## Aim:
Count the lines below that include the word "chart" and write that number alone.

## Records for the task:
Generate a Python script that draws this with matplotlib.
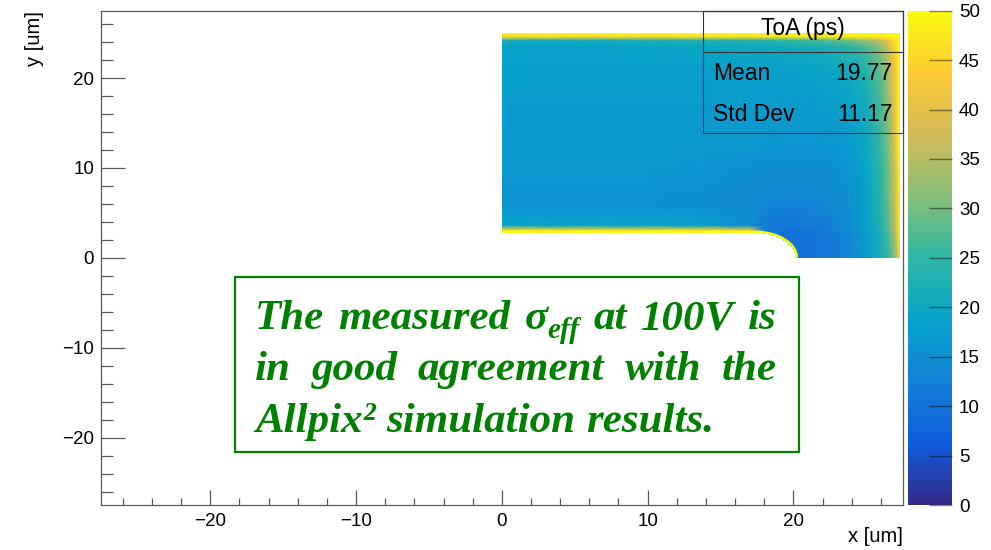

...

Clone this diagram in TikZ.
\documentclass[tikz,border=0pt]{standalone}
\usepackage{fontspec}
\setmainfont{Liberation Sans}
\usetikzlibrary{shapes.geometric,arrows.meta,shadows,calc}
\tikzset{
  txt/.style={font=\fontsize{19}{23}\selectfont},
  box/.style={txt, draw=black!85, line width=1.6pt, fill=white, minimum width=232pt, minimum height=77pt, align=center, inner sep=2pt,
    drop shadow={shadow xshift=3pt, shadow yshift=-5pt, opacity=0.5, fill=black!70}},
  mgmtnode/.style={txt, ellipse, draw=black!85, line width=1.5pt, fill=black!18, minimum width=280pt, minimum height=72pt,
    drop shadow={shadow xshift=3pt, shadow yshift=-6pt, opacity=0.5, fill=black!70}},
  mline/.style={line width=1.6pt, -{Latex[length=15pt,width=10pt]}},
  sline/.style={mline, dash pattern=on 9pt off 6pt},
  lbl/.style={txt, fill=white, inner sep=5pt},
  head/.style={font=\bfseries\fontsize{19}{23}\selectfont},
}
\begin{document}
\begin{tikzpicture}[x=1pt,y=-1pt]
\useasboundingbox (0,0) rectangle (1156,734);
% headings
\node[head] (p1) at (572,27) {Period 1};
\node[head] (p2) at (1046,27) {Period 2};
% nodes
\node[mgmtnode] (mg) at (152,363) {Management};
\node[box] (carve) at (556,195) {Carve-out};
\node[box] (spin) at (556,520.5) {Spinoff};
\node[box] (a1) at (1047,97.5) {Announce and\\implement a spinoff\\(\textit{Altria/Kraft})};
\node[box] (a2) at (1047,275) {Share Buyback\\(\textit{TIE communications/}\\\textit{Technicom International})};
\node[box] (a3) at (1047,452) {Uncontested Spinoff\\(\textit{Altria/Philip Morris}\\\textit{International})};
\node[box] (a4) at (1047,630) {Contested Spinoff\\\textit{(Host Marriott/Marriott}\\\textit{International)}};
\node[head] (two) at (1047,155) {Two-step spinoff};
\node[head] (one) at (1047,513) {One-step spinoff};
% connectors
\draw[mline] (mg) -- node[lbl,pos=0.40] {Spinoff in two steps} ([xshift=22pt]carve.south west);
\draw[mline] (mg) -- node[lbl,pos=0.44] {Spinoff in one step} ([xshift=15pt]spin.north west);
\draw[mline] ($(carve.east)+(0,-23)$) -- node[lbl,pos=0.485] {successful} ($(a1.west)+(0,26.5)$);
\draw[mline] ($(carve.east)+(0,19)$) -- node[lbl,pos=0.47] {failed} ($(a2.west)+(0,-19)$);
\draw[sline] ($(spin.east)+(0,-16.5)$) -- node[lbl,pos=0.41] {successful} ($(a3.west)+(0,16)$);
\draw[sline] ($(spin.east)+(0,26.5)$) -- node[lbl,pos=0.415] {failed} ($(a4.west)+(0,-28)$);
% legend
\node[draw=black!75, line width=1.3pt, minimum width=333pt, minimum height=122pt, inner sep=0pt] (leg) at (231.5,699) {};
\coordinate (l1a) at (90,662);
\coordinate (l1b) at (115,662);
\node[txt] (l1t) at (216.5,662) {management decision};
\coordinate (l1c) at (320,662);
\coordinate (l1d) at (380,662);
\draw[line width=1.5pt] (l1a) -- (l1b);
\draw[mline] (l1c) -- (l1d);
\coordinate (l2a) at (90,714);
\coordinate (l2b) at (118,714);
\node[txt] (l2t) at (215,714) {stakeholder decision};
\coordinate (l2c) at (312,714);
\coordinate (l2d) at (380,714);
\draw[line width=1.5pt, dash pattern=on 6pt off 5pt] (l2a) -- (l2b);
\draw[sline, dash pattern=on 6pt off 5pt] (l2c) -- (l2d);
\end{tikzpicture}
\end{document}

* * *

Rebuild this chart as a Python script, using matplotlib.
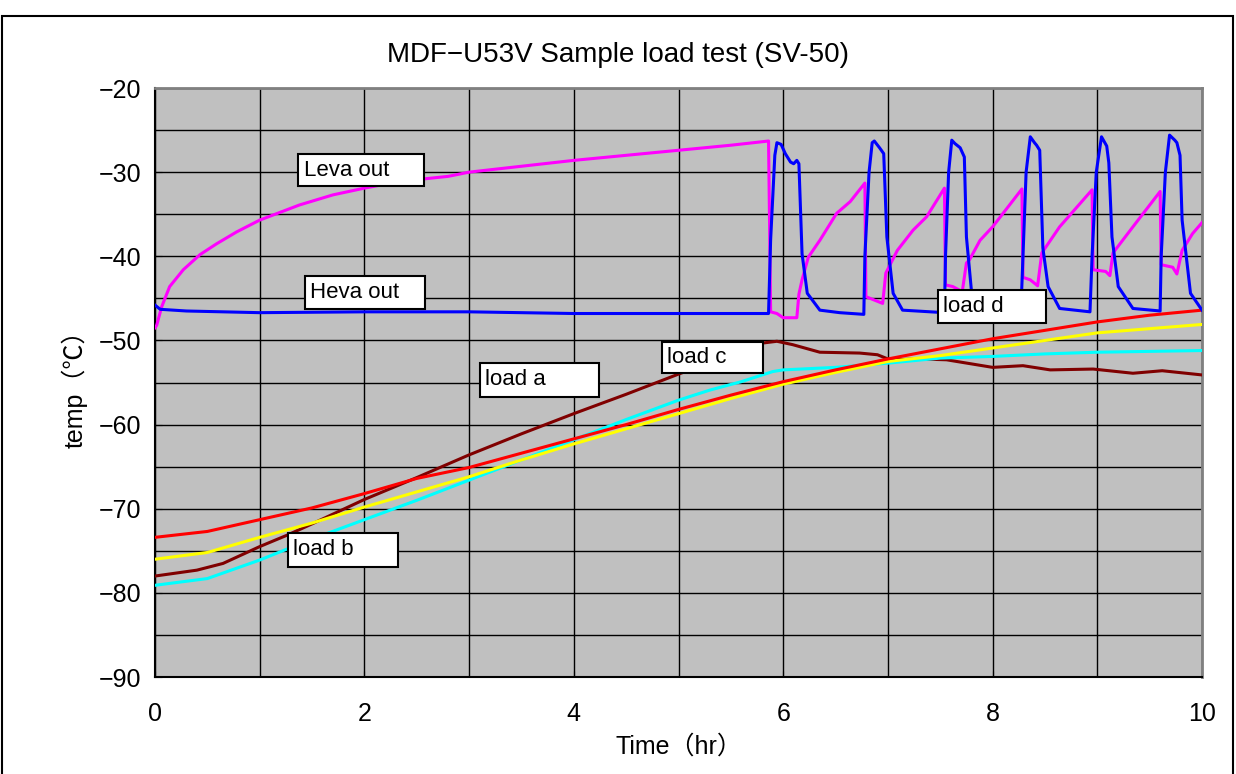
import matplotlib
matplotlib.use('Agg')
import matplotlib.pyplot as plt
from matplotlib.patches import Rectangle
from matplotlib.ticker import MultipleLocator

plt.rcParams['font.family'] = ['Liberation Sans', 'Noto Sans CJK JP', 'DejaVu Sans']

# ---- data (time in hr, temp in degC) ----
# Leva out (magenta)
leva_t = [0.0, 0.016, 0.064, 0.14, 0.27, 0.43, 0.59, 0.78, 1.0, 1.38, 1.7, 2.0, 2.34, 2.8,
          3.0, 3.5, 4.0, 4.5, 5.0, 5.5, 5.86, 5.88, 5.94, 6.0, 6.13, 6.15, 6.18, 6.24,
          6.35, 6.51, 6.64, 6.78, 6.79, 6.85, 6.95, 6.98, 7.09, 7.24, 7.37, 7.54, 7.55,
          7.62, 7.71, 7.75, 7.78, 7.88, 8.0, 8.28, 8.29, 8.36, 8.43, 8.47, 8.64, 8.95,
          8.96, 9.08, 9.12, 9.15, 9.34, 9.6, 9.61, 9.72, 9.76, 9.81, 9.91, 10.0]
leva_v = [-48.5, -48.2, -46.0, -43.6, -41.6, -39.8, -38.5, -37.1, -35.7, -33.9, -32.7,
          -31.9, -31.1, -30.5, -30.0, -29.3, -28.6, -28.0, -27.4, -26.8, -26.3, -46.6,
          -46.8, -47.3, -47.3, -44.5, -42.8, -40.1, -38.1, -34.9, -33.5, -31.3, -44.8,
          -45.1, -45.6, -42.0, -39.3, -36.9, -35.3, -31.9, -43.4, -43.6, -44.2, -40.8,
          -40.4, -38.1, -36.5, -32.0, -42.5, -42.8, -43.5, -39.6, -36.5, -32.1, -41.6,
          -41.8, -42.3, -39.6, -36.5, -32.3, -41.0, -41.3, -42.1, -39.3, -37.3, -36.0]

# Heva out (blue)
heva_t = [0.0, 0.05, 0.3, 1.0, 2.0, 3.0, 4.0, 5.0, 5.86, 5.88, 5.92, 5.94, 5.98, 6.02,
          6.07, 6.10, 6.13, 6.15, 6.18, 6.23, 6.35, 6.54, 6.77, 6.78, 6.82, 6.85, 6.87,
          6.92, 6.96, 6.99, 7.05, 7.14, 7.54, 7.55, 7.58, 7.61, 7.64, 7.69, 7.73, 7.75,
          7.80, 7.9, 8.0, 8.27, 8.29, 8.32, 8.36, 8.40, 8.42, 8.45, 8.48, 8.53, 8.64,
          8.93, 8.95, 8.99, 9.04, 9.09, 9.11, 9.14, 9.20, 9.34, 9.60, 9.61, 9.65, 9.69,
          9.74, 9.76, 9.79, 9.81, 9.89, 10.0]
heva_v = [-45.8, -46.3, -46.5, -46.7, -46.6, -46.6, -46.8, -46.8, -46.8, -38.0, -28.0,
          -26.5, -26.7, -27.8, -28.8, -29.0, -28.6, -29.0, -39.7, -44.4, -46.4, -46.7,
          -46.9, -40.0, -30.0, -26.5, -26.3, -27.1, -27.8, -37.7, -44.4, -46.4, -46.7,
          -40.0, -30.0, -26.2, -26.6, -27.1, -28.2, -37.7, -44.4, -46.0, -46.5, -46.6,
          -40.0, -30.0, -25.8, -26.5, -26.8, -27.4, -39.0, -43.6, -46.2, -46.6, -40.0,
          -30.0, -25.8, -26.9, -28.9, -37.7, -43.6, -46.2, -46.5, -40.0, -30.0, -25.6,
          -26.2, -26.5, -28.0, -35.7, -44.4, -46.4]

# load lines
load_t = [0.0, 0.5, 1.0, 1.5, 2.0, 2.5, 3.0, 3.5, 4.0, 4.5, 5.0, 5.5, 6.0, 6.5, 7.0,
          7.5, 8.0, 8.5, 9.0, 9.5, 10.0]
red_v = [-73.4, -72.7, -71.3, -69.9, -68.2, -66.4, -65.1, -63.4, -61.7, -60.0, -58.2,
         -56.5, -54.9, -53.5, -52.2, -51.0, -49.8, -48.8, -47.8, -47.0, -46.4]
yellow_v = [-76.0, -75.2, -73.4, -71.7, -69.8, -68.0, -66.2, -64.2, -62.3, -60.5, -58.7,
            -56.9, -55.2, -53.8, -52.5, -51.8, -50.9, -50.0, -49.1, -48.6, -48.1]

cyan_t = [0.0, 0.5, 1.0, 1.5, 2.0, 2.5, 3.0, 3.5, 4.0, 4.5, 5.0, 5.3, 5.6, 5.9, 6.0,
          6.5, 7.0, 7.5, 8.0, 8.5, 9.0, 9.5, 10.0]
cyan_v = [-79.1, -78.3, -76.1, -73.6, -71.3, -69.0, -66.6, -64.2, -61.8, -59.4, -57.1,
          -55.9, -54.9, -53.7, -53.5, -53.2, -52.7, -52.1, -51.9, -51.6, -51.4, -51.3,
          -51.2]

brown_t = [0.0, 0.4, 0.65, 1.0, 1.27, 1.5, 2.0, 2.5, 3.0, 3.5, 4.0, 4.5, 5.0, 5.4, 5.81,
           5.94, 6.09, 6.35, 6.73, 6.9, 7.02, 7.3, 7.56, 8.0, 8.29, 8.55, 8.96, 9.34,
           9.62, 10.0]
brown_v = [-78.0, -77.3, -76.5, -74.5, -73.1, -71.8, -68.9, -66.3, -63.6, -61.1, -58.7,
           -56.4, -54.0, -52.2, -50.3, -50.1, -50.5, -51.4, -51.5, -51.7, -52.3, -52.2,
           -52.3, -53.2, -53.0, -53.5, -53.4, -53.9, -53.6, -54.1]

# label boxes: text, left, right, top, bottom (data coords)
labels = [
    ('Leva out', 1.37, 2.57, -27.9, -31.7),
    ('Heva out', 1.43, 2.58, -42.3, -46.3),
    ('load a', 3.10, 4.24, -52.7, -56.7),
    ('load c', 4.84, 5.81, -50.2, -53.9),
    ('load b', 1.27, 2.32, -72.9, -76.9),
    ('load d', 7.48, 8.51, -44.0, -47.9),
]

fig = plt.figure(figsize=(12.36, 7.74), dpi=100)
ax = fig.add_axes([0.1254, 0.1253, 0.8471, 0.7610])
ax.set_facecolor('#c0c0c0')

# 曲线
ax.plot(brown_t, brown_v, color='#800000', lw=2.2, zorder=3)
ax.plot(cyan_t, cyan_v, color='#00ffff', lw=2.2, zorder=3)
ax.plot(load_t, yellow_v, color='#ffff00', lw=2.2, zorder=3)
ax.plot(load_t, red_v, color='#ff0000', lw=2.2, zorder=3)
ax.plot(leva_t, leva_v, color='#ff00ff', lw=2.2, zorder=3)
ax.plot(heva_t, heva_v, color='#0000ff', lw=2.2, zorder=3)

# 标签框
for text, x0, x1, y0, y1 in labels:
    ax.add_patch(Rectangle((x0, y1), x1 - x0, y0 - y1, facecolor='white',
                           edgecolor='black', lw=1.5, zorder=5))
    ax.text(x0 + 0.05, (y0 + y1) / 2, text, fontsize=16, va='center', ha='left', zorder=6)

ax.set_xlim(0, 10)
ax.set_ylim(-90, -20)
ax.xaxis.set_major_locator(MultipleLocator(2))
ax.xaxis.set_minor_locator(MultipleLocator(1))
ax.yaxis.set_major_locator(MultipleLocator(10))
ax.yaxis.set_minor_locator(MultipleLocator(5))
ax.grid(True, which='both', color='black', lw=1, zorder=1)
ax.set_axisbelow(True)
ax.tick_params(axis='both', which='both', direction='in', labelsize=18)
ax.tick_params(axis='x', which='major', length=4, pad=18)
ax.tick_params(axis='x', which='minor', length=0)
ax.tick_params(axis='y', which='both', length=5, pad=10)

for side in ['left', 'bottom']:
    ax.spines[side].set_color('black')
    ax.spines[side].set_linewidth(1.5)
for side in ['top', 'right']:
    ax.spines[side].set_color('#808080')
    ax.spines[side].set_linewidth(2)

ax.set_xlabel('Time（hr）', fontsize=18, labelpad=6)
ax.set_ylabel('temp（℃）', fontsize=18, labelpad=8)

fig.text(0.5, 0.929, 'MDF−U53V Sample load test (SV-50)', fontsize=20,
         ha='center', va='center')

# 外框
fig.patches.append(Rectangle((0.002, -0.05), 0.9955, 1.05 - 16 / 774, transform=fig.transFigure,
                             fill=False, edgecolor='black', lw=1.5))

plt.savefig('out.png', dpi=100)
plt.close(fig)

## The completed task:
1